Airlines actually are free to move their capacity to the most profitable routes and that keeps a really hard-edged focus on what we are doing and it is important.
Of course, that movement of capacity is not binary and airlines have to be cognizant of the market and the demand that is there, but they do have choices that they can make, certainly at the fringe of their schedules.
Together these effects really provide a strong incentive for our airports to price aeronautical services really competitively.”
Tullamarine handled 36.7 million passengers in calendar 2017, comprising 25.8 million domestic passengers and 10.9 million international passengers.
In keeping with broader trends, the highest growth rates were on international passengers, as more tourists from the broader Asia Pacific region headed to Australia.
By contrast, the domestic market remained flat.
Figures from the Bureau of Infrastructure, Transport and Regional Economics (BITRE) show domestic regular public transport (RPT) capacity, measured by available seat kilometres (ASK), was lower for a second straight year in 2017/18, dropping 0.2 per cent in the 12 months to June 30 2018 compared with the prior corresponding period.
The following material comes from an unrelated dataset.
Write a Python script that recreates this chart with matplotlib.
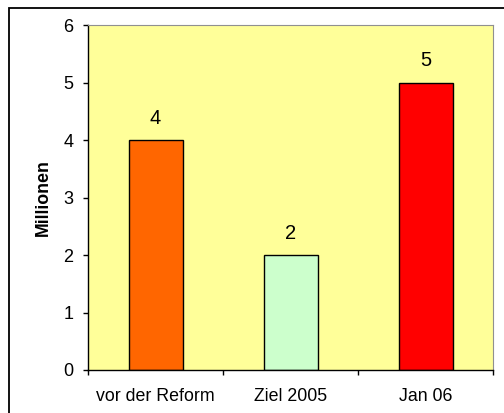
import matplotlib.pyplot as plt
from matplotlib.patches import Rectangle

plt.rcParams['font.family'] = ['Liberation Sans', 'DejaVu Sans']

kategorien = ['vor der Reform', 'Ziel 2005', 'Jan 06']
werte = [4, 2, 5]
farben = ['#FF6600', '#CCFFCC', '#FF0000']

fig = plt.figure(figsize=(5.04, 4.13), dpi=100)
ax = fig.add_axes([88/504, 43/413, 405/504, 345/413])
ax.set_facecolor('#FFFF99')

x = range(len(kategorien))
bars = ax.bar(x, werte, width=0.4, color=farben, edgecolor='black', linewidth=1)
for xi, w in zip(x, werte):
    ax.annotate(str(w), (xi, w), xytext=(0, 9), textcoords='offset points',
                ha='center', va='bottom', fontsize=14.5)

ax.set_xlim(-0.5, 2.5)
ax.set_ylim(0, 6)
ax.set_yticks(range(7))
ax.set_xticks([-0.5, 0.5, 1.5, 2.5])
ax.set_xticklabels([])
ax.set_xticks(list(x), minor=True)
ax.set_xticklabels(kategorien, minor=True)
ax.tick_params(axis='x', which='major', direction='out', length=3.5, width=1)
ax.tick_params(axis='x', which='minor', length=0, pad=13, labelsize=12.8)
ax.tick_params(axis='y', direction='out', length=3.5, width=1, pad=7, labelsize=13)
ax.set_ylabel('Millionen', fontweight='bold', fontsize=12.8, labelpad=8)

for s in ['top', 'right']:
    ax.spines[s].set_color('#909090')
for s in ['left', 'bottom']:
    ax.spines[s].set_color('black')
    ax.spines[s].set_linewidth(1)

fig.patches.append(Rectangle((9/504, -0.1), 1.2, (413-8)/413 + 0.1,
                             transform=fig.transFigure, fill=False,
                             edgecolor='black', linewidth=1.3))

fig.savefig('out.png', dpi=100)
The number of RPT aircraft trips decreased by one per cent.
However, the number of available seats on RPT flights rose 0.3 per cent.
Meanwhile, the International Air Transport Associations (IATA) most recent traffic report noted demand, measured by revenue passenger kilometres (RPK). fell 0.9 per cent in September, compared with a year earlier.
The bigger picture is that RPKs have now broadly tracked sideways in seasonally adjusted terms over the past year or so, the IATA report said.
Strambi, who previously was chief executive of Qantas’ domestic operations, said this broadly flat domestic market was proving a financial boom for Australia’s local carriers.
“We do need our airlines to be successful,” Strambi said.
“But it is also true that a constraint in growth is not a bad thing for the bottom line of an incumbent airline at a particular port.
You only have to look at what is happening in the domestic market at the moment to actually see this live example, to see the effect of this so-called domestic market capacity discipline that is really driving domestic profitability up.
But we have to remember that comes at a cost of higher airfares and suppression of demand and that has a much wider effect.”